Where a line in the listing below contains the word "chart", copy that line.

======== RAW DATA

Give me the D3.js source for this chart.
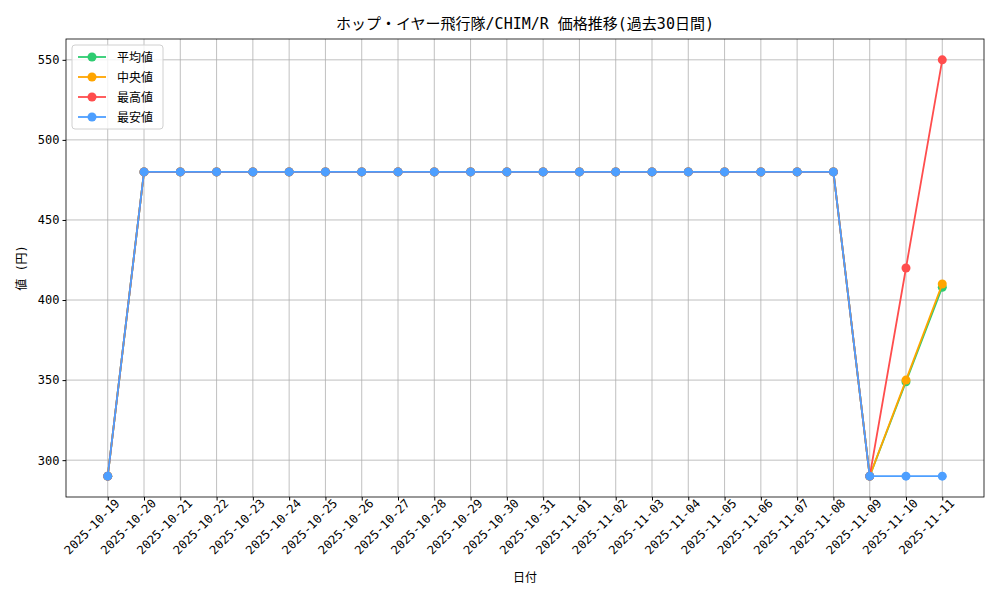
<!DOCTYPE html>
<html><head><meta charset="utf-8">
<script src="https://cdn.jsdelivr.net/npm/d3@7"></script>
<style>body{margin:0;background:#fff}text{font-family:"DejaVu Sans Mono","Noto Sans CJK JP",monospace}</style>
</head><body><div id="chart"></div>
<script>
const dates = ["2025-10-19","2025-10-20","2025-10-21","2025-10-22","2025-10-23","2025-10-24","2025-10-25","2025-10-26","2025-10-27","2025-10-28","2025-10-29","2025-10-30","2025-10-31","2025-11-01","2025-11-02","2025-11-03","2025-11-04","2025-11-05","2025-11-06","2025-11-07","2025-11-08","2025-11-09","2025-11-10","2025-11-11"];
const flat = [290,480,480,480,480,480,480,480,480,480,480,480,480,480,480,480,480,480,480,480,480,290];
const meanVals = [...flat, 349, 408];
const medianVals = [...flat, 350, 410];
const maxVals = [...flat, 420, 550];
const minVals = [...flat, 290, 290];
const yTicks = [300,350,400,450,500,550];
const series = [
  {name:"平均値", color:"#2ecc71", values:meanVals},
  {name:"中央値", color:"#ffa500", values:medianVals},
  {name:"最高値", color:"#ff4d4d", values:maxVals},
  {name:"最安値", color:"#4d9fff", values:minVals}
];

const W = 1000, H = 600, m = {l:66, r:16, t:39, b:103};
const svg = d3.select("#chart").append("svg").attr("width", W).attr("height", H);
const n = dates.length;
const x = d3.scaleLinear().domain([-0.05*(n-1), (n-1)*1.05]).range([m.l, W-m.r]);
const y = d3.scaleLinear().domain([277, 563]).range([H-m.b, m.t]);

const g = svg.append("g");
g.selectAll(".gx").data(dates).join("line")
  .attr("x1",(d,i)=>x(i)).attr("x2",(d,i)=>x(i)).attr("y1",m.t).attr("y2",H-m.b)
  .attr("stroke","#b0b0b0").attr("stroke-width",0.8);
g.selectAll(".gy").data(yTicks).join("line")
  .attr("x1",m.l).attr("x2",W-m.r).attr("y1",d=>y(d)).attr("y2",d=>y(d))
  .attr("stroke","#b0b0b0").attr("stroke-width",0.8);

const xAxis = svg.append("g").attr("transform",`translate(0,${H-m.b})`)
  .call(d3.axisBottom(x).tickValues(d3.range(n)).tickFormat(i=>dates[i]).tickSize(3.5).tickSizeOuter(0));
xAxis.selectAll("text").attr("font-size",12).attr("text-anchor","end")
  .attr("dx","0.3em").attr("dy","0.6em").attr("transform","rotate(-45)").attr("fill","#000");
const yAxis = svg.append("g").attr("transform",`translate(${m.l},0)`)
  .call(d3.axisLeft(y).tickValues(yTicks).tickSize(3.5).tickSizeOuter(0));
yAxis.selectAll("text").attr("font-size",12).attr("fill","#000");
[xAxis,yAxis].forEach(a=>{a.select(".domain").remove(); a.attr("font-family",null);});
svg.append("rect").attr("x",m.l).attr("y",m.t).attr("width",W-m.l-m.r).attr("height",H-m.t-m.b)
  .attr("fill","none").attr("stroke","#000").attr("stroke-width",0.8);

const line = d3.line().x((d,i)=>x(i)).y(d=>y(d));
series.forEach(s=>{
  svg.append("path").datum(s.values).attr("d",line).attr("fill","none")
    .attr("stroke",s.color).attr("stroke-width",1.8);
  svg.selectAll(null).data(s.values).join("circle")
    .attr("cx",(d,i)=>x(i)).attr("cy",d=>y(d)).attr("r",4.5).attr("fill",s.color);
});

svg.append("text").attr("x",(m.l+W-m.r)/2).attr("y",29).attr("text-anchor","middle")
  .attr("font-size",15).text("ホップ・イヤー飛行隊/CHIM/R 価格推移(過去30日間)");
svg.append("text").attr("x",(m.l+W-m.r)/2).attr("y",582).attr("text-anchor","middle")
  .attr("font-size",12).text("日付");
svg.append("text").attr("transform",`translate(26,${(m.t+H-m.b)/2}) rotate(-90)`)
  .attr("text-anchor","middle").attr("font-size",12).text("値 (円)");

const lg = svg.append("g").attr("transform",`translate(72,45)`);
lg.append("rect").attr("width",91).attr("height",84).attr("rx",3)
  .attr("fill","#fff").attr("fill-opacity",0.8).attr("stroke","#d0d0d0");
series.forEach((s,i)=>{
  const yy = 12 + i*20;
  lg.append("line").attr("x1",6).attr("x2",34).attr("y1",yy).attr("y2",yy)
    .attr("stroke",s.color).attr("stroke-width",1.8);
  lg.append("circle").attr("cx",20).attr("cy",yy).attr("r",4.5).attr("fill",s.color);
  lg.append("text").attr("x",45).attr("y",yy+4.5).attr("font-size",12).text(s.name);
});
</script></body></html>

================

**ANSWER TO THIS TASK**
Give me the D3.js source for this chart.
</head><body><div id="chart"></div>
const svg = d3.select("#chart").append("svg").attr("width", W).attr("height", H);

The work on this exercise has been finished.